STOmics / Stereopy

A toolkit of spatial transcriptomic analysis.
MIT License
180 stars 59 forks source link

Discrepancy between adata.X and data.exp_matrix when reading loom files using scanpy #206

Closed WeipengMO closed 4 months ago

WeipengMO commented 8 months ago

I have encountered an issue when converting GEF files to loom files using the generate_loom function. Afterward, when I try to read the loom file into an adata object using scanpy, I noticed a discrepancy between the adata.X attribute and the data.exp_matrix matrix. However, the matrix within the 'matrix' layers of the adata object remains consistent with the original data.

image

WeipengMO commented 8 months ago
from stereo.tools import generate_loom
bgef_file = '/data/user/mowp/data/stereo-seq/Demo_MouseBrain/SS200000135TL_D1.tissue.gef'
gtf_file = '/data/user/mowp/data/stereo-seq/Demo_RNAVelocity/genes.gtf'
out_dir = '/home/mowp/test/SS200000135TL_D1_bgef/'
# generate loom file
loom_data = generate_loom(
                gef_path=bgef_file,
                gtf_path=gtf_file,
                bin_type='bins',
                bin_size=100,
                out_dir=out_dir
                )

adata_loom = sc.read_loom(loom_data)
data = st.io.read_gef(file_path=bgef_file, bin_size=100)

Comparing the matrix:

(data.exp_matrix == adata_loom.X).A.all()

False

(data.exp_matrix == adata_loom.layers['matrix']).A.all()

True

Zhenbin24 commented 5 months ago

Sorry for replying so late,. It is recommended to use np.array_equal to compare whether the two are consistent.

import numpy as np np.array_equal(data.exp_matrix.todense(), adata_loom.layers['matrix'].todense())

image

WeipengMO commented 5 months ago

Sorry for replying so late,. It is recommended to use np.array_equal to compare whether the two are consistent.
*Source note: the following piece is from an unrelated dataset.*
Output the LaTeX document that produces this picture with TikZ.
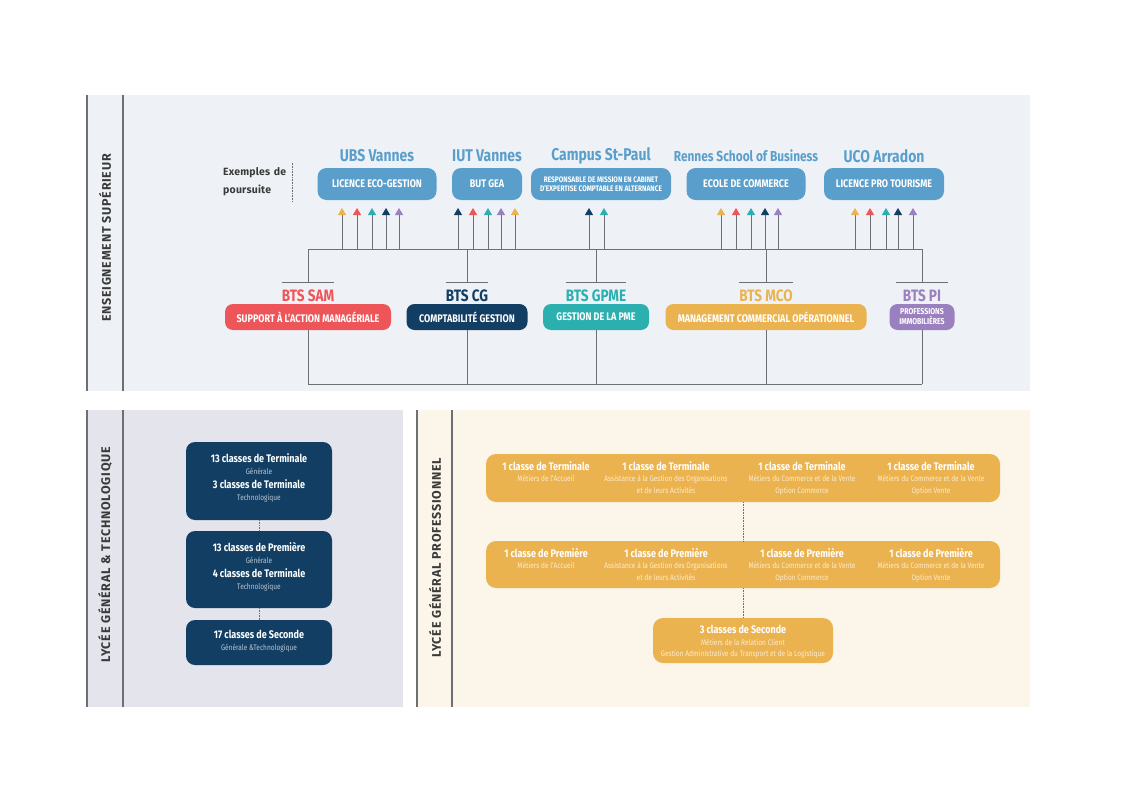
\documentclass[tikz,border=0pt]{standalone}
\usepackage{fontspec}
\setmainfont{Fira Sans}[FakeStretch=0.82]
\newfontfamily\sidefont{Fira Sans}[LetterSpace=6]
\newfontfamily\exfont{Fira Sans}[LetterSpace=2]
\usepackage{xcolor}
\usetikzlibrary{arrows.meta, positioning}

\definecolor{supbg}{HTML}{EEF2F7}
\definecolor{gtbg}{HTML}{E3E4EC}
\definecolor{probg}{HTML}{FBF5EA}
\definecolor{univblue}{HTML}{5A9FCC}
\definecolor{samred}{HTML}{EE5559}
\definecolor{cgnavy}{HTML}{123E63}
\definecolor{gpmeteal}{HTML}{2BB0AF}
\definecolor{mcoyellow}{HTML}{EBB34F}
\definecolor{pipurple}{HTML}{9B80BF}
\definecolor{darktext}{HTML}{3A3A3A}
\definecolor{linegrey}{HTML}{6E6F72}
\definecolor{navysub}{HTML}{B9C6D3}
\definecolor{orangesub}{HTML}{FCEBCB}

\newcommand{\gtsub}[1]{{\color{navysub}\mdseries\fontsize{8}{12}\selectfont #1}}
\newcommand{\prosub}[1]{{\color{orangesub}\mdseries\fontsize{8}{11.5}\selectfont #1}}

\tikzset{
    panelline/.style = {draw=linegrey, line width=1.5pt},
    busline/.style = {draw=linegrey, line width=1pt},
    upline/.style = {draw=linegrey, line width=1pt},
    dotline/.style = {draw=linegrey, line width=0.8pt, dash pattern=on 0.8pt off 0.8pt},
    sidenode/.style = {rotate=90, inner sep=0pt, text=darktext,
      font=\sidefont\bfseries\fontsize{12.5}{12.5}\selectfont},
    textnode/.style = {draw=none, fill=none, rectangle, inner sep=5pt, text=darktext,
      font=\exfont\bfseries\fontsize{10.5}{18}\selectfont},
    univnode/.style = {fill=univblue, rectangle, rounded corners=9pt, minimum height=32pt,
      inner sep=0pt, text=white, align=center, node distance=0em,
      font=\bfseries\fontsize{11}{12}\selectfont},
    univtitle/.style = {inner sep=0pt, text=univblue, node distance=0em,
      font=\bfseries\fontsize{17}{18}\selectfont},
    btsnode/.style = {rectangle, rounded corners=8pt, minimum height=26pt, inner sep=0pt,
      text=white, align=center, node distance=0em,
      font=\bfseries\fontsize{11}{12}\selectfont},
    btstitle/.style = {inner xsep=0pt, inner ysep=6pt, text height=12pt, text depth=0pt,
      node distance=0em, font=\bfseries\fontsize{16.5}{17}\selectfont},
    gtnode/.style = {fill=cgnavy, rectangle, rounded corners=9pt, minimum width=146pt},
    pronode/.style = {fill=mcoyellow, rectangle, rounded corners=10pt},
    gttext/.style = {anchor=north, inner sep=0pt, text=white, align=center,
      font=\bfseries\fontsize{11}{12}\selectfont},
    protext/.style = {anchor=north, inner sep=0pt, text=white, align=center,
      font=\bfseries\fontsize{11}{11.5}\selectfont}
}

\begin{document}
\begin{tikzpicture}[x=1pt, y=-1pt]
    \useasboundingbox (0,0) rectangle (1122,800);

    % panels
    \fill[supbg] (87,95) rectangle (1030,391);
    \fill[gtbg] (87,410) rectangle (403,707);
    \fill[probg] (417,410) rectangle (1030,707);
    \foreach \x in {87,123} \draw[panelline] (\x,95) -- (\x,391);
    \foreach \x in {87,123} \draw[panelline] (\x,410) -- (\x,707);
    \foreach \x in {417,452} \draw[panelline] (\x,410) -- (\x,707);

    \node [name=sup, sidenode] at (105,238) {ENSEIGNEMENT SUPÉRIEUR};
    \node [name=gt, sidenode] at (105,555) {LYCÉE GÉNÉRAL \& TECHNOLOGIQUE};
    \node [name=pro, sidenode] at (435,558) {LYCÉE GÉNÉRAL PROFESSIONNEL};

    \node [name=ex, textnode, anchor=west, text width=64pt, align=left] at (218,182) {Exemples de\\poursuite};
    \draw[dotline] (ex.north east) -- (ex.south east);

    % poursuites
    \node [name=ubs, univnode, minimum width=119pt] at (377,184) {LICENCE ECO-GESTION};
    \node [name=iut, univnode, minimum width=70pt] at (487,184) {BUT GEA};
    \node [name=stpaul, univnode, minimum width=140pt, font=\bfseries\fontsize{8}{9.5}\selectfont]
        at (601,184) {RESPONSABLE DE MISSION EN CABINET\\D'EXPERTISE COMPTABLE EN ALTERNANCE};
    \node [name=rsb, univnode, minimum width=119pt] at (746,184) {ECOLE DE COMMERCE};
    \node [name=uco, univnode, minimum width=120pt] at (884,184) {LICENCE PRO TOURISME};

    \node [name=ubst, univtitle, above of=ubs, yshift=28pt] {UBS Vannes};
    \node [name=iutt, univtitle, above of=iut, yshift=28pt] {IUT Vannes};
    \node [name=stpault, univtitle, above of=stpaul, yshift=28pt] {Campus St-Paul};
    \node [name=rsbt, univtitle, above of=rsb, yshift=28pt, font=\bfseries\fontsize{14.5}{15}\selectfont] {Rennes School of Business};
    \node [name=ucot, univtitle, above of=uco, yshift=28pt] {UCO Arradon};

    % BTS
    \node [name=sam, btsnode, fill=samred, minimum width=166pt] at (308,317) {SUPPORT À L'ACTION MANAGÉRIALE};
    \node [name=cg, btsnode, fill=cgnavy, minimum width=121pt] at (467,317) {COMPTABILITÉ GESTION};
    \node [name=gpme, btsnode, fill=gpmeteal, minimum width=106pt] at (596,317) {GESTION DE LA PME};
    \node [name=mco, btsnode, fill=mcoyellow, minimum width=201pt] at (766,317) {MANAGEMENT COMMERCIAL OPÉRATIONNEL};
    \node [name=pi, btsnode, fill=pipurple, minimum width=65pt, font=\bfseries\fontsize{8.5}{10}\selectfont]
        at (922,317) {PROFESSIONS\\IMMOBILIÈRES};

    \node [name=samt, btstitle, text=samred, minimum width=50pt, above of=sam, yshift=22pt] {BTS SAM};
    \node [name=cgt, btstitle, text=cgnavy, minimum width=40pt, above of=cg, yshift=22pt] {BTS CG};
    \node [name=gpmet, btstitle, text=gpmeteal, minimum width=59pt, above of=gpme, yshift=22pt] {BTS GPME};
    \node [name=mcot, btstitle, text=mcoyellow, minimum width=52pt, above of=mco, yshift=22pt] {BTS MCO};
    \node [name=pit, btstitle, text=pipurple, minimum width=51pt, above of=pi, yshift=22pt] {BTS PI};

    \coordinate (busl) at (308,249);
    \coordinate (busr) at (922,249);
    \coordinate (botl) at (308,384);
    \coordinate (botr) at (922,384);
    \draw[busline] (busl) -- (busr);
    \draw[busline] (botl) -- (botr);
    \foreach \t in {samt,cgt,gpmet,mcot,pit} {
        \draw[busline] (\t.north west) -- (\t.north east);
        \draw[busline] (\t.north) -- (\t.north |- busl);
    }
    \foreach \b in {sam,cg,gpme,mco,pi}
        \draw[busline] (\b.south) -- (\b.south |- botl);

    \foreach \x/\c in {342/mcoyellow, 357/samred, 372/gpmeteal, 386/cgnavy, 399/pipurple,
        458/cgnavy, 473/samred, 488/gpmeteal, 501/pipurple, 515/mcoyellow,
        589/cgnavy, 604/gpmeteal,
        721/mcoyellow, 736/samred, 751/gpmeteal, 765/cgnavy, 778/pipurple,
        855/mcoyellow, 870/samred, 886/gpmeteal, 898/cgnavy, 913/pipurple} {
        \coordinate (foot\x) at (\x,249);
        \coordinate (tip\x) at (\x,208);
        \draw[upline, -{Triangle[width=8pt, length=7pt, color=\c]}] (foot\x) -- (tip\x);
    }

    % lycee general et technologique
    \node [name=gt1, gtnode, minimum height=78pt] at (259,481) {};
    \node [name=gt2, gtnode, minimum height=77pt] at (259,569.5) {};
    \node [name=gt3, gtnode, minimum height=45pt] at (259,642.5) {};
    \draw (gt1) edge[dotline] (gt2);
    \draw (gt2) edge[dotline] (gt3);

    \node [name=gt1text, gttext] at (259,453) {13 classes de Terminale\\\gtsub{Générale}\\[2pt]3 classes de Terminale\\\gtsub{Technologique}};
    \node [name=gt2text, gttext] at (259,542) {13 classes de Première\\\gtsub{Générale}\\[2pt]4 classes de Terminale\\\gtsub{Technologique}};
    \node [name=gt3text, gttext] at (259,630) {17 classes de Seconde\\\gtsub{Générale \&Technologique}};

    % lycee professionnel
    \node [name=pro1, pronode, minimum width=514pt, minimum height=48pt] at (743,478) {};
    \node [name=pro2, pronode, minimum width=514pt, minimum height=47pt] at (743,564.5) {};
    \node [name=sec, pronode, minimum width=180pt, minimum height=45pt] at (743,640.5) {};
    \draw (pro1) edge[dotline] (pro2);
    \draw (pro2) edge[dotline] (sec);

    \node [name=t1, protext] at (546,461) {1 classe de Terminale\\\prosub{Métiers de l'Accueil}};
    \node [name=t2, protext] at (666,461) {1 classe de Terminale\\\prosub{Assistance à la Gestion des Organisations}\\\prosub{et de leurs Activités}};
    \node [name=t3, protext] at (802,461) {1 classe de Terminale\\\prosub{Métiers du Commerce et de la Vente}\\\prosub{Option Commerce}};
    \node [name=t4, protext] at (931,461) {1 classe de Terminale\\\prosub{Métiers du Commerce et de la Vente}\\\prosub{Option Vente}};

    \node [name=p1, protext] at (546,548) {1 classe de Première\\\prosub{Métiers de l'Accueil}};
    \node [name=p2, protext] at (666,548) {1 classe de Première\\\prosub{Assistance à la Gestion des Organisations}\\\prosub{et de leurs Activités}};
    \node [name=p3, protext] at (802,548) {1 classe de Première\\\prosub{Métiers du Commerce et de la Vente}\\\prosub{Option Commerce}};
    \node [name=p4, protext] at (931,548) {1 classe de Première\\\prosub{Métiers du Commerce et de la Vente}\\\prosub{Option Vente}};

    \node [name=sectext, protext] at (743,625) {3 classes de Seconde\\\prosub{Métiers de la Relation Client}\\\prosub{Gestion Administrative du Transport et de la Logistique}};
\end{tikzpicture}
\end{document}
import numpy as np np.array_equal(data.exp_matrix.todense(), adata_loom.layers['matrix'].todense())

image

Hi @Zhenbin24 , thanks for your reply.

I found out what the problem is. adata_loom.X is not equal to adata_loom.layers['matrix']. I'm wondering what is the difference between these two layers when generate_loom generates the loom file?

image

Zhenbin24 commented 5 months ago

For the same file, the data storage formats read by the two may be different. For details, please refer to the source code of scanpy.